As the events unfolded in New York this week concerning now former Governor Eliot Spitzer's dramatic fall from grace, there was a piece of irony to the scandal.
Well, truth be told, the whole affair is filled with irony when you begin with the nation's highest profile crime fighter getting caught up in news of a prostitution ring.
But the piece of irony which no doubt caught the attention of the IT crowd, is the fact it appears that Spitzer was essentially brought down by technology that was put in place by politicians to catch terrorists and money launderers. According to a report in The Wall Street Journal, Spitzer is believed to have come under investigation after banking compliance executives became suspicious of money transfers he had made to a shell company called QAT International. QAT, according to authorities, is a front company for Emperors Club VIP, a high-end prostitution service Spitzer has been accused of using.

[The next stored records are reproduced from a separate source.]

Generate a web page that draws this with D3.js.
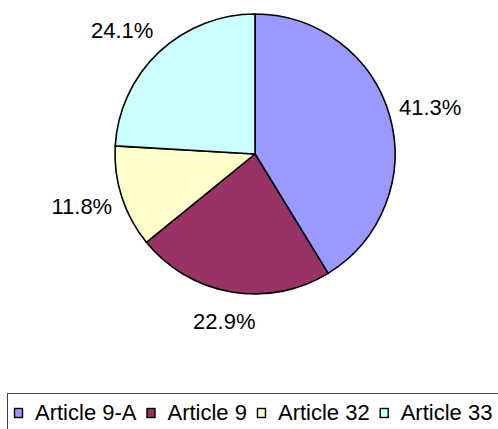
<!DOCTYPE html>
<html><head><meta charset="utf-8">
<script src="https://cdn.jsdelivr.net/npm/d3@7"></script>
<style>html,body{margin:0;padding:0;background:#fff;}svg{display:block;}</style>
</head><body>
<svg id="chart" width="498" height="429"></svg>
<script>
const categories = ["Article 9-A", "Article 9", "Article 32", "Article 33"];
const values = [41.3, 22.9, 11.8, 24.1];
const labels = ["41.3%", "22.9%", "11.8%", "24.1%"];
const colors = ["#9999FF", "#993366", "#FFFFCC", "#CCFFFF"];

const svg = d3.select("#chart");
const cx = 255, cy = 154, r = 140;
const font = "Liberation Sans, Arial, sans-serif";

const pie = d3.pie().value(d => d).sort(null);
const arcs = pie(values);
const arc = d3.arc().innerRadius(0).outerRadius(r);

const g = svg.append("g").attr("transform", `translate(${cx},${cy})`);
g.selectAll("path").data(arcs).join("path")
  .attr("d", arc)
  .attr("fill", (d, i) => colors[i])
  .attr("stroke", "#000")
  .attr("stroke-width", 1.6)
  .attr("stroke-linejoin", "round");

const rx = 182, ry = 170;
g.selectAll("text").data(arcs).join("text")
  .attr("x", d => {
    const a = (d.startAngle + d.endAngle) / 2;
    const s = Math.sin(a);
    return s * rx + (s < 0 && Math.cos(a) > 0 ? -8 : 0);
  })
  .attr("y", d => -Math.cos((d.startAngle + d.endAngle) / 2) * ry)
  .attr("text-anchor", "middle")
  .attr("dominant-baseline", "central")
  .attr("font-family", font)
  .attr("font-size", 22)
  .attr("fill", "#000")
  .text((d, i) => labels[i]);

// Legend
const legend = svg.append("g");
legend.append("rect")
  .attr("x", 7.5).attr("y", 393.5)
  .attr("width", 495).attr("height", 60)
  .attr("fill", "#fff").attr("stroke", "#444").attr("stroke-width", 1);

let x = 14;
categories.forEach((c, i) => {
  legend.append("rect")
    .attr("x", x + 0.5).attr("y", 408.5)
    .attr("width", 8).attr("height", 9)
    .attr("fill", colors[i]).attr("stroke", "#000").attr("stroke-width", 1.4);
  const t = legend.append("text")
    .attr("x", x + 21).attr("y", 420)
    .attr("font-family", font).attr("font-size", 22)
    .attr("fill", "#000").text(c);
  const w = t.node().getComputedTextLength();
  x = x + 21 + w + 10;
});
</script>
</body></html>
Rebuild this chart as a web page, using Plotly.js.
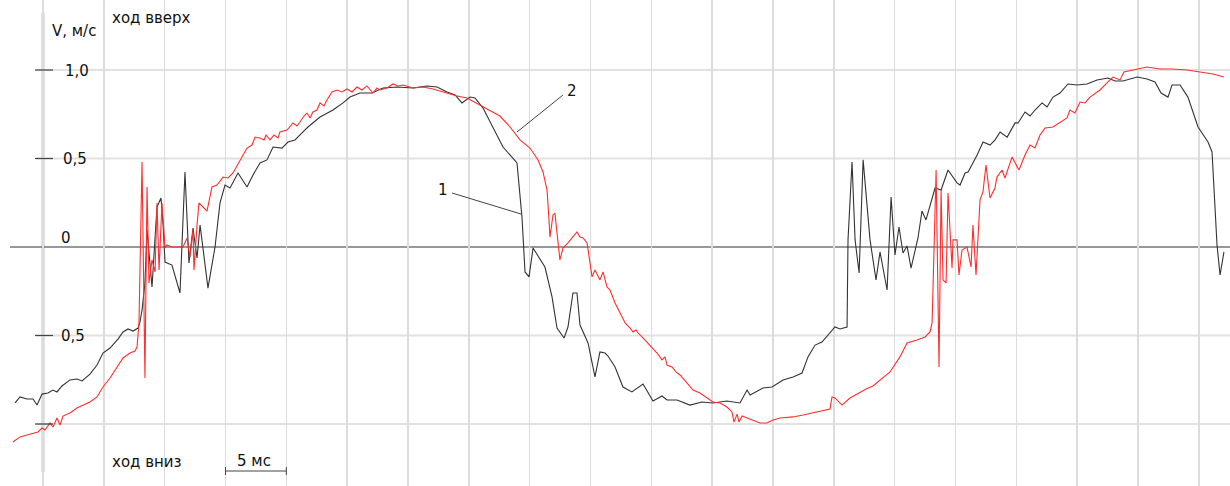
<!DOCTYPE html>
<html>
<head>
<meta charset="utf-8">
<script src="https://cdn.plot.ly/plotly-3.0.1.min.js"></script>
<style>html,body{margin:0;padding:0;background:#fff;}#chart{width:1230px;height:486px;}</style>
</head>
<body>
<div id="chart"></div>
<script>
// time in ms (0 at the V axis), velocity in m/s
const blackT = [-2.30,-1.89,-1.32,-0.82,-0.49,-0.08,0.41,0.82,1.15,1.56,
2.22,2.79,3.21,3.86,4.44,4.93,5.51,6.16,6.58,6.99,
7.40,7.81,7.97,8.14,8.38,8.55,8.96,9.37,9.70,9.86,
10.03,10.60,11.26,11.67,12.00,12.33,12.66,12.91,13.56,14.14,
14.55,14.96,15.37,16.03,16.77,17.26,17.84,18.41,18.91,19.64,
20.14,20.71,21.37,21.78,22.77,23.84,24.66,25.23,26.06,27.04,
27.95,29.10,30.41,31.56,32.39,33.21,33.87,34.44,35.10,35.51,
36.17,36.99,37.81,38.96,39.37,39.62,39.95,40.28,41.26,41.84,
42.25,42.83,43.15,43.56,43.89,44.14,44.80,45.37,45.78,46.20,
46.44,47.02,47.67,48.41,49.32,50.14,50.88,51.29,52.11,53.18,
54.17,55.07,56.22,57.29,57.87,58.12,59.18,59.92,60.83,61.65,
62.39,62.88,63.46,64.03,64.52,65.10,65.51,66.09,66.17,66.50,
66.75,67.08,67.41,67.98,68.47,68.80,69.38,69.71,70.03,70.36,
70.69,71.02,71.35,71.92,72.25,72.58,73.32,73.82,74.39,75.13,
75.38,75.79,76.04,76.78,77.27,77.84,78.26,78.67,79.25,79.90,
80.15,80.72,81.13,81.54,82.12,82.53,83.02,83.59,84.25,84.99,
85.81,86.64,87.54,88.12,88.77,89.93,90.75,91.40,91.90,92.47,
92.80,93.46,94.11,94.94,95.76,96.09,96.50,96.75,97.07];
const blackV = [-0.881,-0.847,-0.859,-0.859,-0.893,-0.831,-0.825,-0.808,-0.819,-0.785,
-0.751,-0.746,-0.757,-0.718,-0.667,-0.599,-0.571,-0.520,-0.480,-0.463,
-0.475,-0.458,-0.424,-0.356,-0.203,0.096,-0.226,0.226,0.277,0.136,
-0.085,-0.102,-0.260,0.424,-0.090,0.107,-0.062,0.124,-0.232,0.000,
0.249,0.350,0.333,0.418,0.339,0.407,0.475,0.492,0.565,0.559,
0.593,0.605,0.650,0.678,0.734,0.774,0.814,0.847,0.870,0.870,
0.898,0.904,0.898,0.910,0.904,0.876,0.859,0.814,0.847,0.842,
0.785,0.678,0.565,0.475,0.169,-0.141,-0.169,-0.006,-0.113,-0.282,
-0.458,-0.514,-0.452,-0.260,-0.260,-0.441,-0.542,-0.734,-0.593,-0.599,
-0.616,-0.678,-0.791,-0.819,-0.774,-0.870,-0.842,-0.864,-0.864,-0.893,
-0.876,-0.881,-0.870,-0.881,-0.808,-0.836,-0.797,-0.791,-0.751,-0.734,
-0.712,-0.621,-0.554,-0.537,-0.497,-0.452,-0.463,-0.452,0.040,0.480,
0.040,-0.147,0.492,0.040,-0.186,-0.028,-0.243,0.282,-0.045,0.113,
-0.034,0.006,-0.119,0.051,0.203,0.153,0.333,0.322,0.435,0.362,
0.350,0.418,0.424,0.520,0.593,0.576,0.605,0.650,0.621,0.701,
0.701,0.763,0.740,0.774,0.814,0.791,0.847,0.870,0.921,0.915,
0.921,0.944,0.955,0.938,0.938,0.960,0.949,0.932,0.870,0.847,
0.915,0.915,0.847,0.678,0.593,0.537,0.011,-0.158,-0.028];

const redT = [-2.47,-1.89,-1.32,-0.82,-0.41,-0.08,0.16,0.58,0.82,1.15,
1.40,1.64,2.22,2.79,3.29,3.86,4.44,4.93,5.51,6.08,
6.58,7.15,7.56,7.73,7.89,8.14,8.30,8.38,8.55,8.71,
8.96,9.21,9.37,9.54,9.78,10.03,10.19,10.60,11.26,11.51,
11.84,12.08,12.33,12.41,12.66,12.82,13.15,13.48,13.89,14.30,
14.80,15.21,15.62,16.19,16.77,17.18,17.43,17.84,18.17,18.33,
18.66,18.99,19.32,19.48,20.06,20.55,20.88,21.12,21.45,21.70,
21.95,22.19,22.52,22.77,23.10,23.34,23.75,24.17,24.58,24.99,
25.40,25.81,26.22,26.63,27.12,27.45,27.70,28.28,28.77,29.18,
29.59,30.41,31.24,32.06,33.21,34.03,34.85,35.92,36.74,37.56,
38.39,39.21,40.03,40.69,41.10,41.43,41.59,41.67,41.92,42.08,
42.25,42.49,42.74,43.15,43.89,44.14,44.39,44.72,45.13,45.37,
45.78,46.03,46.36,46.61,47.02,47.43,47.85,48.26,48.50,48.75,
48.91,49.32,49.89,50.47,50.88,51.13,51.29,51.70,52.03,52.36,
52.93,53.43,54.00,54.58,55.07,55.65,56.22,56.63,56.80,57.05,
57.21,57.46,57.87,58.36,58.94,59.51,60.00,60.58,61.65,62.47,
63.29,64.11,64.69,64.85,65.10,65.68,66.33,67.07,67.65,68.22,
68.80,69.62,70.44,71.02,71.84,72.50,72.91,73.08,73.41,73.49,
73.65,73.82,73.98,74.23,74.39,74.72,74.80,75.13,75.29,75.54,
75.95,76.28,76.44,76.69,76.85,77.02,77.26,77.51,77.84,78.25,
78.41,78.83,79.07,79.65,80.22,80.72,81.13,81.54,81.95,82.36,
83.02,83.59,84.17,84.41,84.82,85.24,85.65,86.06,86.88,87.46,
87.95,88.53,88.85,89.59,90.75,91.81,92.88,94.03,95.10,96.17,
97.07];
const redV = [-1.102,-1.073,-1.062,-1.051,-1.045,-1.023,-1.034,-0.994,-1.017,-0.966,
-1.006,-0.955,-0.938,-0.910,-0.893,-0.876,-0.847,-0.791,-0.740,-0.678,
-0.627,-0.599,-0.588,-0.565,-0.429,0.480,-0.486,-0.740,0.339,-0.203,
-0.073,-0.141,0.249,-0.130,0.249,-0.006,0.011,0.000,0.000,0.000,
0.051,-0.056,0.096,-0.130,0.124,0.249,0.226,0.203,0.339,0.350,
0.395,0.390,0.418,0.492,0.559,0.576,0.621,0.616,0.605,0.633,
0.605,0.633,0.616,0.650,0.661,0.701,0.684,0.706,0.740,0.757,
0.729,0.763,0.774,0.814,0.797,0.831,0.876,0.887,0.876,0.893,
0.876,0.904,0.887,0.910,0.870,0.898,0.887,0.898,0.921,0.910,
0.915,0.898,0.904,0.893,0.870,0.853,0.842,0.802,0.774,0.740,
0.678,0.605,0.559,0.492,0.424,0.322,0.153,0.056,0.181,0.192,
0.079,-0.073,-0.006,0.023,0.085,0.056,0.051,0.023,-0.169,-0.130,
-0.186,-0.141,-0.226,-0.243,-0.316,-0.373,-0.429,-0.458,-0.480,-0.469,
-0.486,-0.514,-0.554,-0.599,-0.638,-0.621,-0.667,-0.678,-0.706,-0.723,
-0.768,-0.808,-0.825,-0.853,-0.876,-0.881,-0.904,-0.932,-0.989,-0.944,
-0.989,-0.955,-0.966,-0.977,-0.994,-0.994,-0.977,-0.966,-0.960,-0.949,
-0.938,-0.927,-0.915,-0.847,-0.853,-0.893,-0.853,-0.825,-0.802,-0.785,
-0.751,-0.706,-0.621,-0.542,-0.525,-0.508,-0.480,-0.429,0.435,-0.017,
-0.678,0.322,-0.186,-0.203,0.305,-0.119,0.040,0.040,-0.158,-0.017,
0.000,-0.113,0.124,-0.158,0.056,0.266,0.311,0.463,0.277,0.333,
0.395,0.435,0.390,0.508,0.435,0.520,0.576,0.559,0.633,0.672,
0.678,0.701,0.729,0.774,0.757,0.819,0.814,0.847,0.887,0.927,
0.960,0.944,0.989,1.000,1.017,1.006,1.006,1.000,0.989,0.977,
0.960];

const gridLevels = [1.0, 0.5, -0.5, -1.0];
const tickLabels = [
  {v: 1.0, t: '1,0'},
  {v: 0.5, t: '0,5'},
  {v: 0.0, t: '0'},
  {v: -0.5, t: '0,5'}
];
const curveLabels = ['1', '2'];
const scaleBarMs = [15, 20];

const W = 1230, H = 486;
const px = x => x / W;
const py = y => 1 - y / H;
const FONT = {family: 'DejaVu Sans, Arial, sans-serif', size: 15, color: '#111'};

const traces = [
  {x: blackT, y: blackV, type: 'scatter', mode: 'lines',
   line: {color: '#333333', width: 1.1}, hoverinfo: 'skip'},
  {x: redT, y: redV, type: 'scatter', mode: 'lines',
   line: {color: '#ff2d2d', width: 1.1}, hoverinfo: 'skip'}
];

const shapes = [];
gridLevels.forEach(v => {
  shapes.push({type: 'line', xref: 'paper', yref: 'y', x0: px(36), x1: 1, y0: v, y1: v,
    line: {color: '#e2e2e2', width: 2}, layer: 'below'});
});
// V axis
shapes.push({type: 'line', xref: 'x', yref: 'paper', x0: 0, x1: 0, y0: py(13), y1: py(472),
  line: {color: '#8a8a8a', width: 2.5}, layer: 'below'});
// zero line
shapes.push({type: 'line', xref: 'paper', yref: 'y', x0: px(10), x1: 1, y0: 0, y1: 0,
  line: {color: '#333', width: 1.2}, layer: 'below'});
gridLevels.forEach(v => {
  shapes.push({type: 'line', xref: 'paper', yref: 'y', x0: px(35), x1: px(53), y0: v, y1: v,
    line: {color: '#444', width: 1.2}, layer: 'above'});
});
// scale bar
shapes.push({type: 'line', xref: 'x', yref: 'paper', x0: scaleBarMs[0], x1: scaleBarMs[1], y0: py(471), y1: py(471),
  line: {color: '#444', width: 1.2}});
shapes.push({type: 'line', xref: 'x', yref: 'paper', x0: scaleBarMs[0], x1: scaleBarMs[0], y0: py(467), y1: py(475),
  line: {color: '#444', width: 1}});
shapes.push({type: 'line', xref: 'x', yref: 'paper', x0: scaleBarMs[1], x1: scaleBarMs[1], y0: py(467), y1: py(475),
  line: {color: '#444', width: 1}});
// leader lines
shapes.push({type: 'line', xref: 'paper', yref: 'paper', x0: px(452), y0: py(193), x1: px(521), y1: py(214),
  line: {color: '#444', width: 1}});
shapes.push({type: 'line', xref: 'paper', yref: 'paper', x0: px(563), y0: py(95), x1: px(517), y1: py(132),
  line: {color: '#444', width: 1}});

const annotations = [];
function txt(t, x, y, xa) {
  annotations.push({text: t, xref: 'paper', yref: 'paper', x: px(x), y: py(y),
    xanchor: xa || 'left', yanchor: 'middle', showarrow: false, font: FONT});
}
txt('V, м/с', 50, 31);
txt('ход вверх', 110, 18);
tickLabels.forEach((d, i) => {
  const ypix = [71, 159, 238, 336][i];
  const xpix = [63, 61, 59, 59][i];
  txt(d.t, xpix, ypix);
});
txt('ход вниз', 110, 462);
txt('5 мс', 235, 461);
txt(curveLabels[0], 436, 190);
txt(curveLabels[1], 565, 91);

const layout = {
  width: W, height: H,
  margin: {l: 0, r: 0, t: 0, b: 0},
  paper_bgcolor: '#fff', plot_bgcolor: 'rgba(0,0,0,0)',
  showlegend: false,
  xaxis: {range: [-43 / 12.166, (W - 43) / 12.166], showgrid: true, dtick: 5, tick0: 0,
    gridcolor: '#dcdcdc', gridwidth: 1.5, zeroline: false, showticklabels: false,
    showline: false, ticks: ''},
  yaxis: {range: [-(H - 247) / 177, 247 / 177], showgrid: false, zeroline: false,
    showticklabels: false, showline: false, ticks: ''},
  shapes: shapes,
  annotations: annotations
};

Plotly.newPlot('chart', traces, layout, {displayModeBar: false, staticPlot: true});
</script>
</body>
</html>
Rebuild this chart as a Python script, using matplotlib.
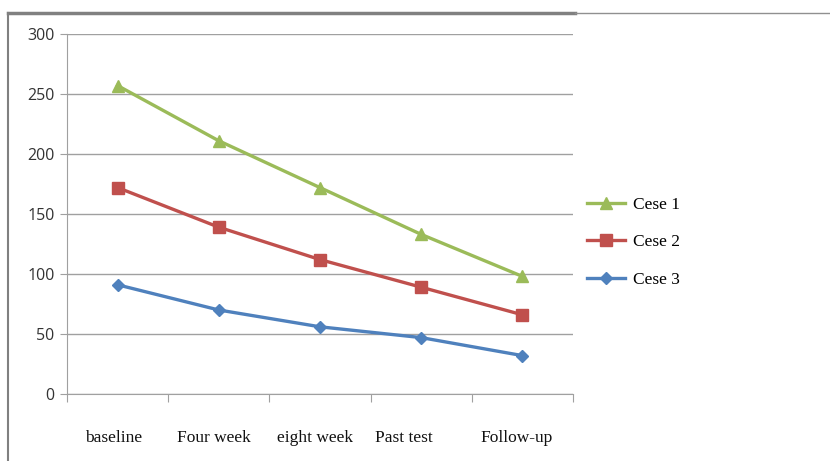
import matplotlib
matplotlib.use("Agg")
import matplotlib.pyplot as plt
from matplotlib.lines import Line2D

categories = ["baseline", "Four week", "eight week", "Past test", "Follow-up"]
cese1 = [257, 211, 172, 133, 98]
cese2 = [172, 139, 112, 89, 66]
cese3 = [91, 70, 56, 47, 32]
yticks = [0, 50, 100, 150, 200, 250, 300]

fig = plt.figure(figsize=(8.3, 4.61), dpi=100)
ax = fig.add_axes([67/830, 67/461, (573-67)/830, (394-34)/461])

x = list(range(len(categories)))
ax.plot(x, cese1, color="#9BBB59", lw=2.4, marker="^", ms=9, label="Cese 1")
ax.plot(x, cese2, color="#C0504D", lw=2.4, marker="s", ms=8, label="Cese 2")
ax.plot(x, cese3, color="#4F81BD", lw=2.4, marker="D", ms=6.5, label="Cese 3")

ax.set_xlim(-0.5, len(categories) - 0.5)
ax.set_ylim(0, 300)
ax.set_yticks(yticks)
ax.set_yticklabels([str(v) for v in yticks], fontfamily="Open Sans", fontsize=11.5, color="#333333")
ax.yaxis.grid(True, color="#A0A0A0", lw=1)
ax.set_axisbelow(True)
for s in ["top", "right"]:
    ax.spines[s].set_visible(False)
ax.spines["left"].set_color("#A0A0A0")
ax.spines["bottom"].set_color("#A0A0A0")
ax.tick_params(axis="y", length=5, color="#A0A0A0", pad=4)

# category tick marks at boundaries, labels below
ax.set_xticks([i - 0.5 for i in range(len(categories) + 1)])
ax.set_xticklabels([])
ax.tick_params(axis="x", length=6, color="#A0A0A0", direction="out")
label_shift = [-0.04, -0.05, -0.05, -0.17, -0.06]
for i, c in enumerate(categories):
    ax.text(i + label_shift[i], -37, c, ha="center", va="center", fontfamily="Liberation Serif",
            fontsize=12.5, color="#111111", transform=ax.transData, clip_on=False)

handles = [
    Line2D([], [], color="#9BBB59", lw=2.4, marker="^", ms=9),
    Line2D([], [], color="#C0504D", lw=2.4, marker="s", ms=8),
    Line2D([], [], color="#4F81BD", lw=2.4, marker="D", ms=6.5),
]
fig.legend(handles, ["Cese 1", "Cese 2", "Cese 3"], loc="upper left",
           bbox_to_anchor=(580/830, 1 - 190/461), frameon=False,
           prop={"family": "Liberation Serif", "size": 12.5},
           handlelength=2.2, labelspacing=1.22, handletextpad=0.45,
           borderpad=0.4, borderaxespad=0)

# outer frame lines
fig.add_artist(Line2D([8/830, 8/830], [0, 1 - 13/461], transform=fig.transFigure, color="#808080", lw=1.5))
fig.add_artist(Line2D([8/830, 575/830], [1 - 13/461, 1 - 13/461], transform=fig.transFigure, color="#808080", lw=2.5))
fig.add_artist(Line2D([575/830, 1], [1 - 13/461, 1 - 13/461], transform=fig.transFigure, color="#909090", lw=1))

fig.savefig("out.png", dpi=100)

Banks are required to disclose potentially questionable transactions on their systems in suspicious-activity reports, or SARs, filed with the Treasury Department’s Financial Crimes Enforcement Network, or FinCEN. The FinCEN system has been around since 1990, but was substantially reinforced as a result of the 9/11 terrorist attacks and new requirements brought in under the Patriot Act. According to the Treasury Department, more than 500,000 filings regarding questionable activities are made each year. Those filings can in turn be accessed by law enforcement agencies, including the FBI, through an electronic database.
Banks are required to file SARs any time a customer makes a transaction of more than $10,000. It is believed Spitzer tried to circumvent this threshold by making several transfers of $5,000 or less. But here's where another interesting check comes into play. Banks are asked to apply "enhanced due diligence" to high-risk clients, including so-called politically exposed persons, like Spitzer. The WSJ reported that Capital One’s North Fork unit reported Spitzer's transfers as a result of the enhanced due diligence requirement, although it is not yet known whether the North Fork bank's report was the one that triggered the initial investigation.
While precise details have yet to emerge on how Spitzer’s alleged transactions were caught, in its securities filings North Fork bank says it has robust systems to detect financial crimes. It appears that technology worked. The suspicious transactions were likely flagged, a report was filed, and when investigators began making inquiries into the business activities of QAT International they said they were eventually able to tie the money transfers back to the prostitution ring.
There's some comfort to be gained in knowing that the technology didn't discriminate between a terrorist, crook, or politician in deciding something smelled rotten.